M&A lawyers in Baker Botts’ Texas offices handled 56 deals with a combined price tag of $62.2 billion – a 12 percent improvement over 2016. Locke Lord’s Texas lawyers increased their total deal count from 49 in 2016 to 57 last year.
But Baker Botts dropped from third in 2016 in the Corporate Deal Tracker rankings to seventh in 2017, while Locke Lord went from fourth to sixth place.
Texas lawyers for Jackson Walker and Haynes and Boone increased their deal count numbers and moved up in the Corporate Deal Tracker rankings. Jackson Walker, which has no offices outside of Texas, worked on 53 corporate transactions in 2017 – a 20 percent jump from a year earlier. Haynes and Boone increased its M&A deals from 32 in 2016 to 45 in 2017.
By far the biggest surprise in the Corporate Deal Tracker 2017 law firm numbers belongs to Sidley, which has emerged as a serious challenger to V&E for the top spot. Sidley lawyers in Texas worked on 89 deals valued at $26.7 billion – up from 31 transactions in 2016, a 220-percent increase. Sidley, it should be noted, poached five deal attorneys from Andrews Kurth Kenyon last year and have stolen more than a dozen corporate lawyers from Weil, V&E and Akin Gump during the past few years.
Jones Day claimed the top spot for deal value in 2017. The global law firm handled 66 transactions worth $77.2 billion. Jones Day partner Alain Dermarkar of Dallas represented Reynolds American on its $49 billion sale to British American Tobacco in January 2017, which was the largest transaction led by a Texas-based lawyer last year.
Los Angeles-founded Gibson Dunn, which boosted its ranks last year by hiring six deal attorneys from Baker Botts in Houston, jumped from five deals in 2016 to 41 transactions valued at $9.5 billion last year, according to the Corporate Deal Tracker.

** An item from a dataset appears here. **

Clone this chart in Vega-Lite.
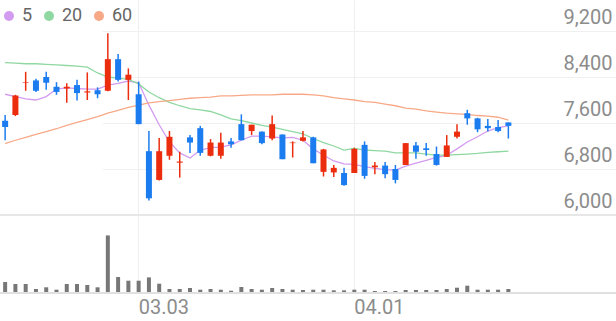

Latham lawyers in Houston also posted a fantastic M&A year. Latham, another firm founded in Los Angeles, increased its 2017 deal count by 31 percent, from 48 transactions to 63.
New York-based Simpson Thacher tripled the number of deals its Texas lawyers handled – 15 last year compared to five in 2016.
There are multiple explanations for dramatic increases in M&A activity by certain law firms – ranging from a healthy deal market in Texas and companies hiring multiple law firms to handle complex transactions to more aggressive reporting of transactions by the law firms to the Corporate Deal Tracker.
The trend of national law firms advising in a growing number of deals is confirmed by new separate data by Mergermarket provided exclusively to The Texas Lawbook.
Mergermarket reports that Kirkland represented Texas-based companies in 16 transactions during the first quarter of 2018. V&E was second with a dozen deals. Weil, Gotshal & Manges advised 11 Texas companies and Jones Day handled nine transactions for Texas companies.
Kirkland also became the first non-Texas firm in 2017 to be number one in Mergermarket’s annual M&A rankings of firms representing Texas businesses in M&A activity. Mergermarket, which collects its data separately, showed Kirkland advised Texas companies in 82 deals last year. V&E was second with 68 and Latham came in third with 55.